Will Florida’s Insurance Reform Bill Lower Home Insurance Rates?

By  //  July 24, 2023

In December of last year, the state of Florida passed Senate Bill 2A, a comprehensive insurance reform bill. Florida’s insurance market has been in trouble for years, in no small part due to the detrimental effects of the state’s previous insurance law.


Excessive lawsuits and fraud have been a plague on Florida’s insurance market, a situation Senate Bill 2A intends to address. The changes wrought by the bill could pave the way for lower home insurance rates in the Sunshine State.

Florida’s Troubled Insurance Market

The last few years have been particularly rough for the insurance market in Florida. Previous insurance laws have turned out to be disastrous for insurers.

First of all, there’s the One-Way Attorney Fee Provision, an aspect of Florida insurance law that allows policyholders to collect attorney fees from insurers when they win a related lawsuit. While this measure was intended to protect consumers, it created a costly side effect: it incentivized “overzealous litigation.” leading to Florida accounting for a whopping 80% of the nation’s homeowners insurance lawsuits — but only 9% of its home insurance claims. Those bigger payouts were passed right back to the policyholders in the form of higher premiums.

The recent upsurge in climate disasters has also hit the state hard. Florida is already prone to things like hurricanes, floods, sinkholes, and extreme weather events, and those disasters can rack up billions of dollars in home insurance claims.

This has led to two years of the insurance industry underwriting losses of more than $1 billion. Several insurers have become insolvent or left the state, which has made it harder for homeowners to find affordable insurance that will cover their property.

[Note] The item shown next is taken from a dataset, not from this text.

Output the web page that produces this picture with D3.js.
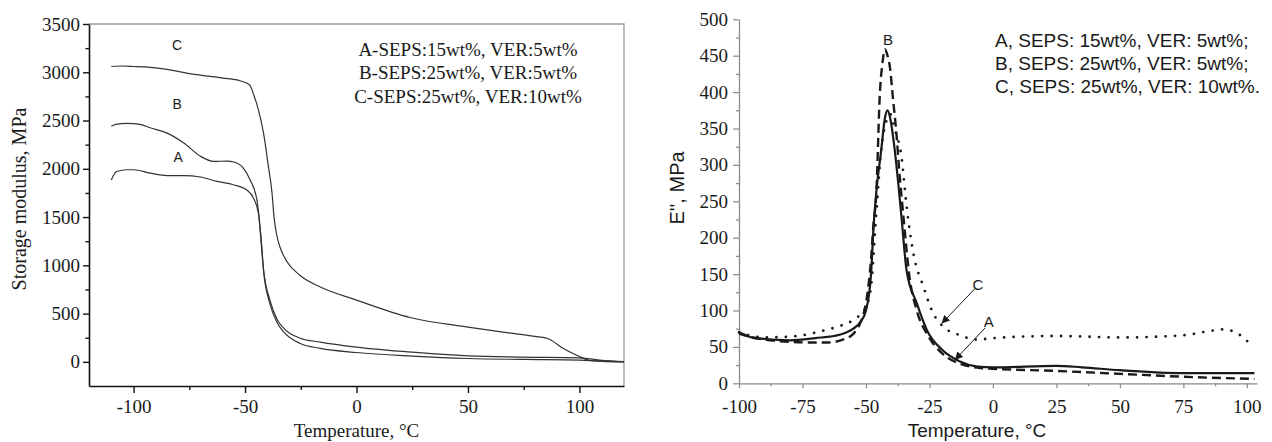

Even those who can get homeowners insurance might find it difficult to afford or keep — according to Ross Martin at insurance comparison site The Zebra, Floridans pay 5% more than the average for their homeowners insurance, and it’s more than possible your policy could get canceled if your insurer falls victim to the ongoing home insurance crisis.

The Citizens Property Insurance Program

In an attempt to mitigate the financial damage caused by this excessive litigation and keep home insurance affordable for Florida citizens, the state introduced the Citizen’s Property Insurance Program. The program provides insurance (run by the state) at a higher rate than private insurers, and was intended as a safety net for homeowners who might otherwise go uninsured. Unfortunately, the capacity of the program is limited, and the higher premiums have proven to be a less than sustainable solution to the ongoing problem.

Senate Bill 2A

So what exactly does Senate Bill 2A do for Florida homeowners? Will it fulfill its goal of revitalizing the state’s insurance market?

First and perhaps most importantly, the bill eliminates one-way attorney fees for property insurance claims. Insurers will no longer be required to pay the attorney fees of policyholders who sue over claims. This should drastically reduce the number of frivolous insurance lawsuits plaguing the state.

Secondly, the bill will eliminate the practice of AOBS, or “assignment of benefits,” which are agreements wherein property owners sign over their claims to contractors, who then work with the insurance companies. While intended to help shield consumers, this practice has turned out to be a means of enabling fraud as contractors conduct unnecessary and expensive work, then file lawsuits against the insurance companies when they deny the claims.

The bill also introduces the Florida Optional Reinsurance Assistance (FORA) program. This program allows insurance companies to purchase additional protection for their policies in cases of major disasters like hurricanes or wildfires. This adds a safety net for insurers and policyholders alike, as the additional coverage will help avoid delays in claims payouts after a natural disaster.

Senate Bill 2A takes additional steps to speed up the claims and payout/rejection processes. Insurers now have 30 days, down from 45, to complete inspections before paying out or denying claims — no doubt a major relief for homeowners trying to rebuild their lives in the wake of disaster.

The new law also aims to get more Floridians out of the Citizens Property Insurance Program, acknowledging it as an unviable solution. The bill creates incentives for private insurers to provide competitive rates and loosens eligibility requirements for certain kinds of insurance. This will help Floridians afford home insurance without using the Citizens Property Insurance system, which will likely be shuttered in the future.

Other Ways to Lower Your Homeowners Insurance Premium

Senate Bill 2A promises to make life much easier for both insurers and homeowners — but there are additional steps homeowners can take to bring their premiums down, including:

  • Installing home security systems to lower the risk of burglary.
  • Reinforcing against extreme weather events with storm windows and doors or fire resistant materials.
  • Bundling home and auto insurance together to qualify for a discount.
  • Shopping around to compare rates and find cheap home insurance in Florida using free online tools.
  • Improving credit score (or maintaining a good one).